Burger King’s planned merger with Canadian coffee chain Tim Horton’s will save the company and its leading shareholders hundreds of millions of dollars in U.S. taxes, despite the company's repeated assertions that the deal is not motivated by tax savings, a report released Thursday by Americans for Tax Fairness (ATF) finds.

The merger, which Tim Horton’s shareholders discussed this week, is expected to close Friday. The deal would save Burger King an estimated $400 million to $1.2 billion in U.S. taxes between 2015 and 2018, ATF says.

“Burger King says it’s not really about taxes,” said Frank Clemente, executive director of Americans for Tax Fairness, in a statement. “But… it’s not credible to say that a potential tax break of $1 billion didn’t influence its decision to become a Canadian company.”

Under the deal, Miami-based Burger King would move its headquarters to Canada while maintaining operations in the U.S. Both Burger King and Tim Horton's would become subsidiaries, headquartered in Canada, of a new entity named New Red Canada Partnership. So-called inversions like this have become more common in recent years, especially in the pharmaceutical and medical device industries. Companies that invert leave behind the 40 percent corporate tax rate in the U.S., the highest of any major developed economy, to instead pay taxes to the government of their new headquarters. Often, day-to-day operations do not change much or at all, and U.S. executives still control the newly foreign company.

In September, the Obama administration prohibited a primary motivation of inversions, in which American companies that had become foreign corporations would borrow money from foreign subsidiaries, skipping the U.S. unit, then use the cash to repurchase shares of the U.S. units to provide them with a non-taxable income stream.
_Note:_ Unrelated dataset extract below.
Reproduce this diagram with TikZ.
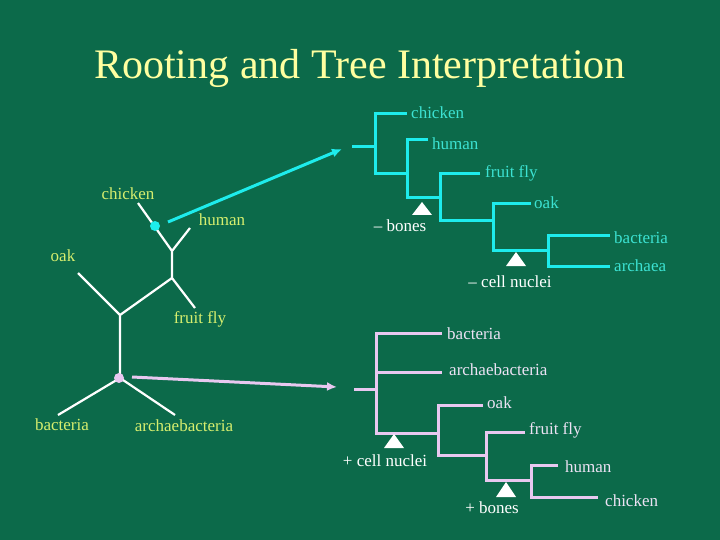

Burger King could dodge $117 million in U.S. taxes on profits it held offshore at the end of last year, ATF says. Under U.S. law, the company has been able to defer paying taxes on those profits. By becoming a Canadian company, it may never pay those taxes.

The fast-food chain could also avoid paying $275 million in U.S. taxes between 2015 and 2018 because under Canadian law, it wouldn’t have to pay U.S. taxes on future profits made overseas, even on a deferred basis, ATF says.

Burger King’s largest shareholders would be the biggest winners -- saving as much as $820 million in U.S. capital gains taxes from the inversion, according to ATF.

The company's CEO, Alexandre Behring, has downplayed the importance of tax savings when discussing the deal, telling the Wall Street Journal in August, "This is not a tax-driven deal." But the company listed "anticipated tax benefits" as one of its reasons to merge with Tim Horton's in its Nov. 5 required filing with the Securities and Exchange Commission (SEC).

ATF's report also found that Burger King is the No. 1 burger chain for American military bases and will receive $150 million in royalties and marketing support from its military restaurants.

“Burger King’s decision to renounce its U.S. citizenship and become a Canadian company will mean that while U.S. military families support Burger King by buying its food, Burger King will no longer support service members by paying its fair share of taxes,” Clemente said.